THE RULING CONTRADICTS THE SETTLED PROVISIONS OF IBC
Whilst, the NCLAT in its ruling had differentiated Spectrum as a sovereign right from the inter-woven yet separable dues (arising from the spectrum licensing under the Spectrum guidelines), there are other reasons why the judgment needs to be revisited, with the second reason being that Spectrum dues ruling holds primacy of ‘Ownership’ over mere occupation and possession of the intangible assets. Rather, a cursory look of the explanation given by NCLAT in its ruling, coupled by the fact that the definition of ‘Security Interest’ under Section 3(31) IBC containing an expression ‘title or interest or claim to property’ makes it evidently clear that a mere interest in the intangible property among the bundle of rights creates a security by the Creditor over the concerned property. This can also be buttressed by the fact that the ‘claim’ in Section 5(21) IBC fructifies mere possession/occupation as an interest among the bundle of rights into a claim for its classification as an Operational Debt.
Thirdly, Explanation to Section 14(1) IBC and Section 14(2) IBC r/w Regulation 31 IBBI (CIRP) Regulations 2016 elucidates the superseding position being accorded to the telecom regulatory authorities. A cumulative effect of the aforementioned provisions, anyway, gives primacy to the Telecom Services over the extant provisions of IBC, in contradistinction to the other services as regulated under IBC. Moreover, the legislative intent behind according primary rights to the Telecom Service was that the contribution of the sector to the economic growth of the Indian territory is huge owing to which, excluding the dues arising out of the Spectrum service would turn the aforementioned provisions of the IBC otiose, leading to glare inconsistencies and contradictions between the extant provisions.
Fourthly, the judicial precedents provides an impetus to the alienable nature of Spectrum as a sovereign right and dues out of the Spectrum license, the latter being governed by IBC. To buttress further, NCLAT Principal Bench in Ellison Oil Field Services Pvt. Ltd. v. CITOC Ventures Pvt. Ltd. (CA (AT) (Ins) No. 1876/2024) has held that sovereign rights of the tax authorities qua dues under the GST Act was assignable as per the Assignment Agreement, and hence the sovereign dues were classified as operational debt. Similarly, the NCLAT Principal Bench in Jaipur Trade Expocentre Pvt. Ltd. v. M/s Metro Jet Airways Training Pvt. Ltd. (CA (AT) (Ins.) No. 423/2021) has explained that the dues arising out of the use of license service constitutes provision of service, and thus amounts to an operational debt under IBC.

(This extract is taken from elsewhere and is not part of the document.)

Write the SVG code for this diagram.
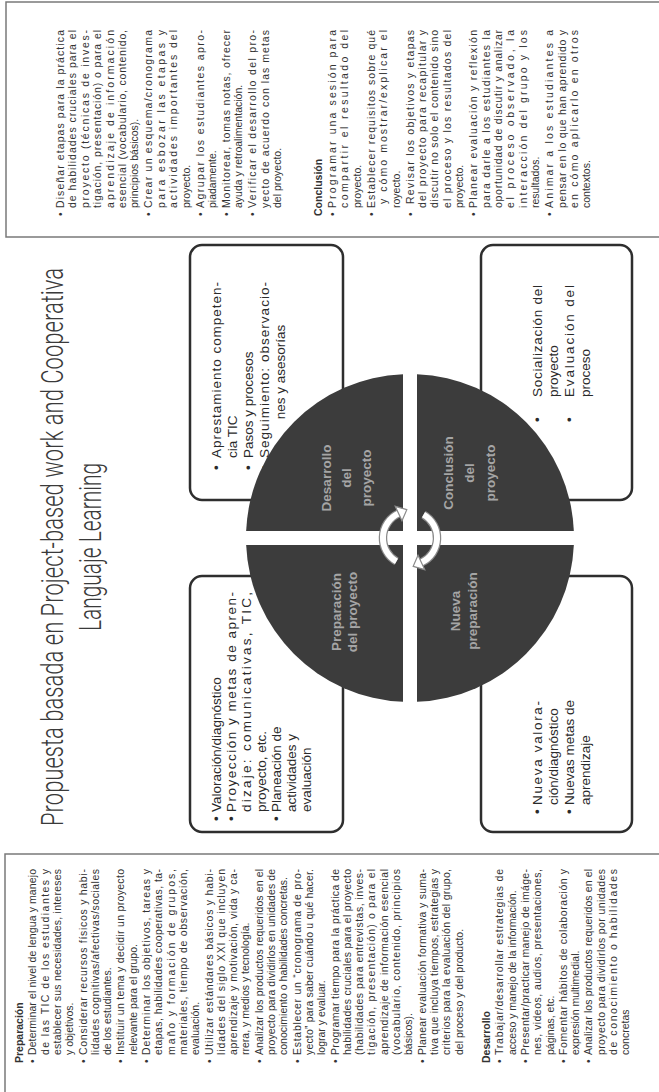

Nevertheless, a more prudent approach would have been that the apex court ought to have emphasised upon the timely enforcement of the IBC (Amendment) Bill 2025 which in order to overturn the ratio of the Rainbow Papers case, aims at amending the definition of Security Interest under Section 5(31) IBC, which although brings down the Crown debts/sovereign dues from the 2nd category to the 5th category (Waterfall mechanism), the same has been altered vide Explanation to Section 5(31) IBC which says: “Explanation.—For the removal of doubts, it is hereby clarified that the security interest shall exist only if it creates a right, title or interest or a claim to a property pursuant to an agreement or arrangement, by the act of two or more parties, and shall not include a security interest created merely by operation of any law for the time being in force;”. The legislative intent behind such alteration seems to suppress the State Largesse created by the other statutes over the private debts, and give ultimate primacy to the Waterfall mechanism. In the instant case as well, the IBC Amendment Bill would have still landed the Spectrum Dues in the 2nd category since the dues arises from the Agreement contained therein, thereby classifying Govt. as the Secured Creditors.
CONCLUSION
The recent judicial trajectory, oscillating from the precedent set in the Rainbow Papers case to the Spectrum Dues Ruling, represents a profound departure from the legislative intent of the Insolvency and Bankruptcy Code. By elevating Sovereign Debt-cum-Tax dues and subsequently excluding Spectrum and ancillary licensing dues from the insolvency adjudicatory framework, the apex court has effectively dismantled the sanctity of the waterfall mechanism under Section 53 IBC. This shift toward prioritizing State largesse and sovereign privilege over the commercial realities of debt and default creates significant contradictions for Financial Creditors, Workmen, and other stakeholders who rely on the time-bound maximisation of assets.
The refusal to recognize the right to use spectrum as an alienable asset, despite its treatment as a tradable asset in Tripartite Agreements strikes a blow to the settled definition of Security Interest under Section 3(31) IBC, which encompasses any ‘title or interest or claim to property’. By emphasizing ownership over occupation and possession, the court renders the explanation to Section 14 otiose and ignores the operational debt classification established in the NCLAT rulings in Ellison Oil Field Services & Jaipur Trade Expocentre.
To resolve this muddled legal position, the IBC (Amendment) Bill, 2025 must be leveraged to clarify that security interests arising from agreements should be prioritized within the distribution of assets, rather than being sidelined by public law exceptions. The IBC serves as a comprehensive resolution mechanism that keeps the interests of all the stakeholders in consideration, which might not be possible if the Spectrum as a dispensation of the Telecom service is subjected to TDSAT under the Telecom Regulatory Authority of India Act, 1997 and the Telegraph Act, 1885. Hence, the apex court must revisit the aforesaid ruling to strike a necessary balance between the determination of dues under IBC and the adjudication of the ancillary rights related to the Spectrum as a service under the rules and regulations of the telecom sector.